◆ WRITTEN PROBLEM
Exclude the pictures and reproduce the remaining data exactly as written.

◆ DATASET EXTRACT
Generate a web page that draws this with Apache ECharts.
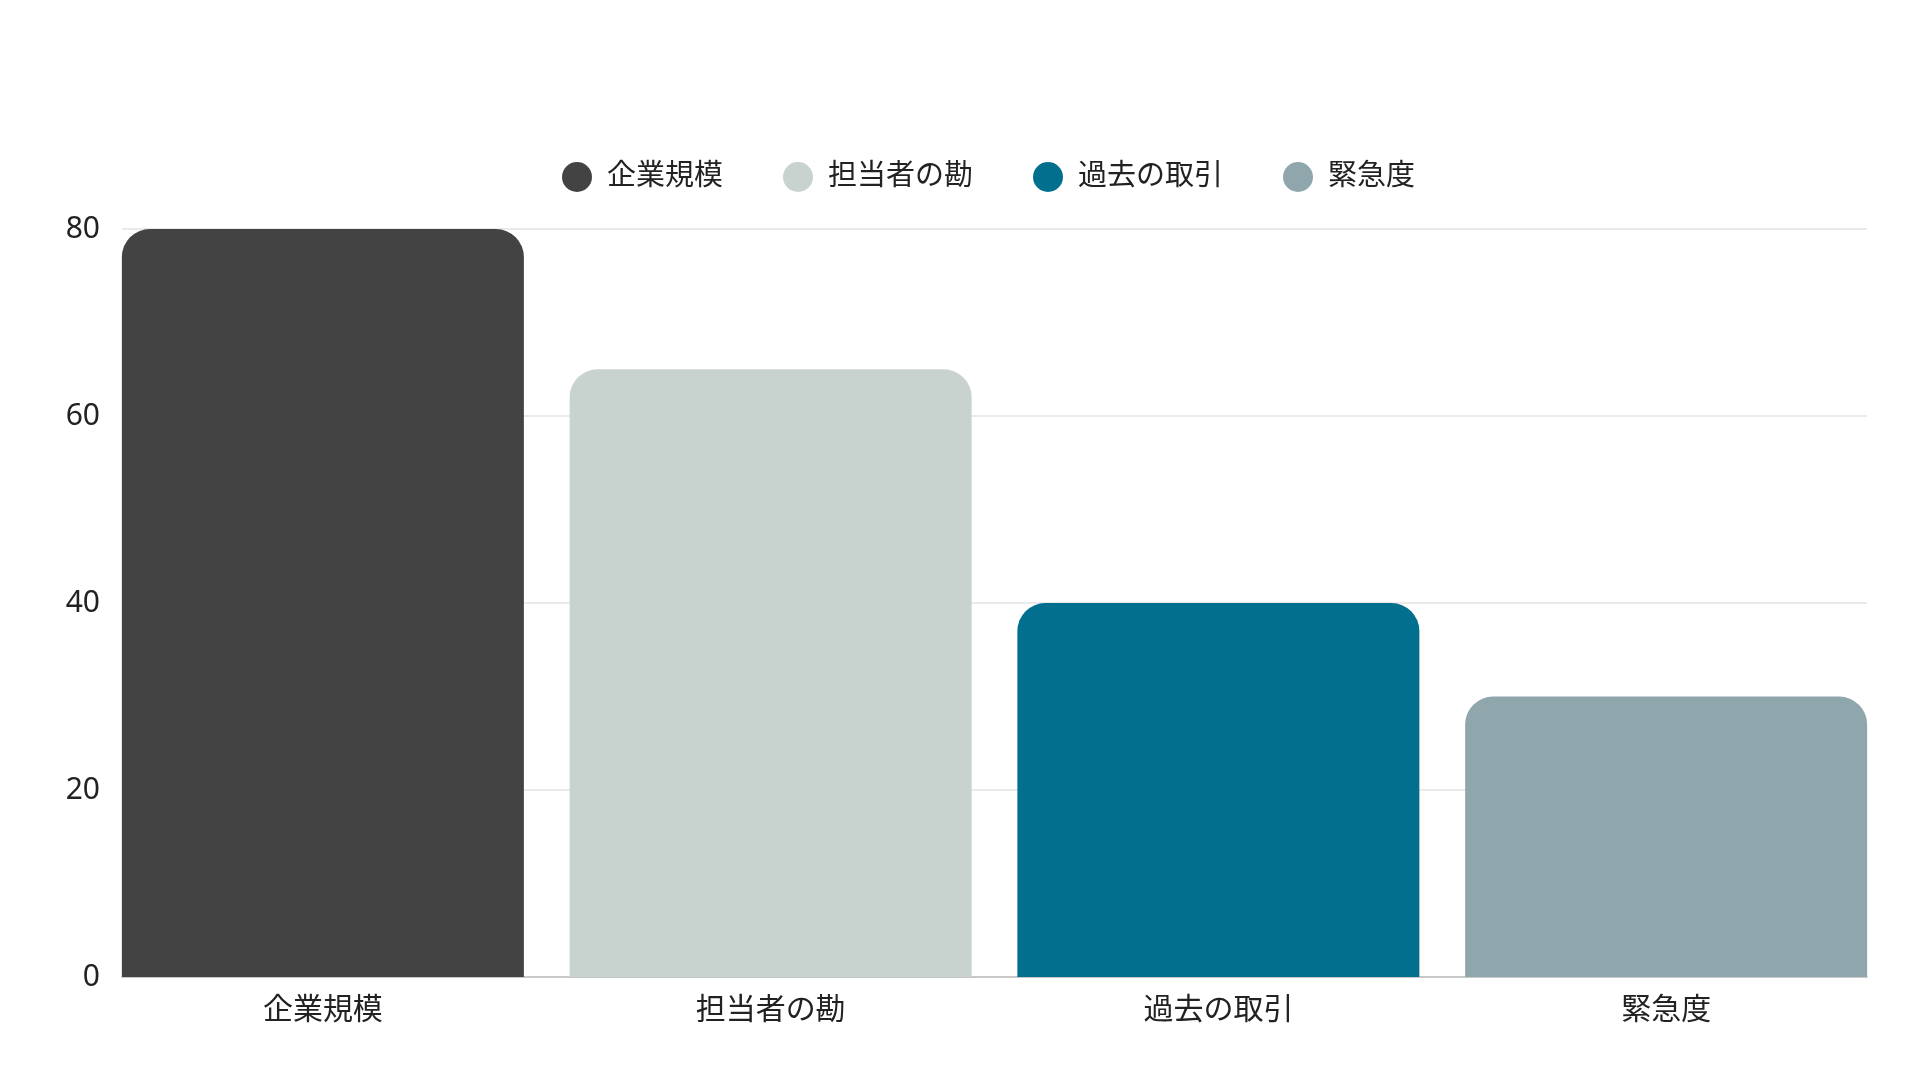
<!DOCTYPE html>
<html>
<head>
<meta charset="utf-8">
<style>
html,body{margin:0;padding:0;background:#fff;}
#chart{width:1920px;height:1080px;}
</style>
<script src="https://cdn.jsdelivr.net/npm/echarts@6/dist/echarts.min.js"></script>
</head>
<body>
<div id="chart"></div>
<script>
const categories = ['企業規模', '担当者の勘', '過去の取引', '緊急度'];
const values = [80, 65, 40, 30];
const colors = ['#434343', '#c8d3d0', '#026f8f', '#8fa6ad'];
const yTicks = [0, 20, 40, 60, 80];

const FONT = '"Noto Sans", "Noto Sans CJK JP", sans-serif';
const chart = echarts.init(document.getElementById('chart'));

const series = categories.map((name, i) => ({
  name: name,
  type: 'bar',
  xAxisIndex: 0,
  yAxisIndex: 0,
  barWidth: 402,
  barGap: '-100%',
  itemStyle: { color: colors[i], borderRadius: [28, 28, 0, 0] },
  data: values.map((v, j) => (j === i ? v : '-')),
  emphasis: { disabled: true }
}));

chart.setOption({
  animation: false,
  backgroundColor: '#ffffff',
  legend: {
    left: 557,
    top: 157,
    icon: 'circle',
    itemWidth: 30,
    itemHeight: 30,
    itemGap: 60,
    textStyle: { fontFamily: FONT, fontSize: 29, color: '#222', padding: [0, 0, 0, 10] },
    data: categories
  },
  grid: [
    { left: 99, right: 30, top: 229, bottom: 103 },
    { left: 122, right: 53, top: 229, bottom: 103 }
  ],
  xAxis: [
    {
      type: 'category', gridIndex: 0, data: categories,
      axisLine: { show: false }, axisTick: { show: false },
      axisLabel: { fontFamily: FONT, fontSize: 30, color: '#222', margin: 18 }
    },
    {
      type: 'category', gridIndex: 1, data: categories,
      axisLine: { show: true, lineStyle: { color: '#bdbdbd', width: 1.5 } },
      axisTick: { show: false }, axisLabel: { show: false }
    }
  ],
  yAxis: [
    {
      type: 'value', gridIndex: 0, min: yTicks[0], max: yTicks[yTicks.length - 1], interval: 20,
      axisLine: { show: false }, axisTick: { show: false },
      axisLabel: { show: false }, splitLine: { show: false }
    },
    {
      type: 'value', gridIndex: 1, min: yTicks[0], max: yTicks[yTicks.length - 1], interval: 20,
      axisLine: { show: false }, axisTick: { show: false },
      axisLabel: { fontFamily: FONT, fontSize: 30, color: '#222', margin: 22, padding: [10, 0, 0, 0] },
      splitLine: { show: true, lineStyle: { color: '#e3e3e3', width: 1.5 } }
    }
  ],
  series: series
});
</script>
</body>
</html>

◆ SOLUTION
Generate a web page that draws this with Apache ECharts.
<!DOCTYPE html>
<html>
<head>
<meta charset="utf-8">
<style>
html,body{margin:0;padding:0;background:#fff;}
#chart{width:1920px;height:1080px;}
</style>
<script src="https://cdn.jsdelivr.net/npm/echarts@6/dist/echarts.min.js"></script>
</head>
<body>
<div id="chart"></div>
<script>
const categories = ['企業規模', '担当者の勘', '過去の取引', '緊急度'];
const values = [80, 65, 40, 30];
const colors = ['#434343', '#c8d3d0', '#026f8f', '#8fa6ad'];
const yTicks = [0, 20, 40, 60, 80];

const FONT = '"Noto Sans", "Noto Sans CJK JP", sans-serif';
const chart = echarts.init(document.getElementById('chart'));

const series = categories.map((name, i) => ({
  name: name,
  type: 'bar',
  xAxisIndex: 0,
  yAxisIndex: 0,
  barWidth: 402,
  barGap: '-100%',
  itemStyle: { color: colors[i], borderRadius: [28, 28, 0, 0] },
  data: values.map((v, j) => (j === i ? v : '-')),
  emphasis: { disabled: true }
}));

chart.setOption({
  animation: false,
  backgroundColor: '#ffffff',
  legend: {
    left: 557,
    top: 157,
    icon: 'circle',
    itemWidth: 30,
    itemHeight: 30,
    itemGap: 60,
    textStyle: { fontFamily: FONT, fontSize: 29, color: '#222', padding: [0, 0, 0, 10] },
    data: categories
  },
  grid: [
    { left: 99, right: 30, top: 229, bottom: 103 },
    { left: 122, right: 53, top: 229, bottom: 103 }
  ],
  xAxis: [
    {
      type: 'category', gridIndex: 0, data: categories,
      axisLine: { show: false }, axisTick: { show: false },
      axisLabel: { fontFamily: FONT, fontSize: 30, color: '#222', margin: 18 }
    },
    {
      type: 'category', gridIndex: 1, data: categories,
      axisLine: { show: true, lineStyle: { color: '#bdbdbd', width: 1.5 } },
      axisTick: { show: false }, axisLabel: { show: false }
    }
  ],
  yAxis: [
    {
      type: 'value', gridIndex: 0, min: yTicks[0], max: yTicks[yTicks.length - 1], interval: 20,
      axisLine: { show: false }, axisTick: { show: false },
      axisLabel: { show: false }, splitLine: { show: false }
    },
    {
      type: 'value', gridIndex: 1, min: yTicks[0], max: yTicks[yTicks.length - 1], interval: 20,
      axisLine: { show: false }, axisTick: { show: false },
      axisLabel: { fontFamily: FONT, fontSize: 30, color: '#222', margin: 22, padding: [10, 0, 0, 0] },
      splitLine: { show: true, lineStyle: { color: '#e3e3e3', width: 1.5 } }
    }
  ],
  series: series
});
</script>
</body>
</html>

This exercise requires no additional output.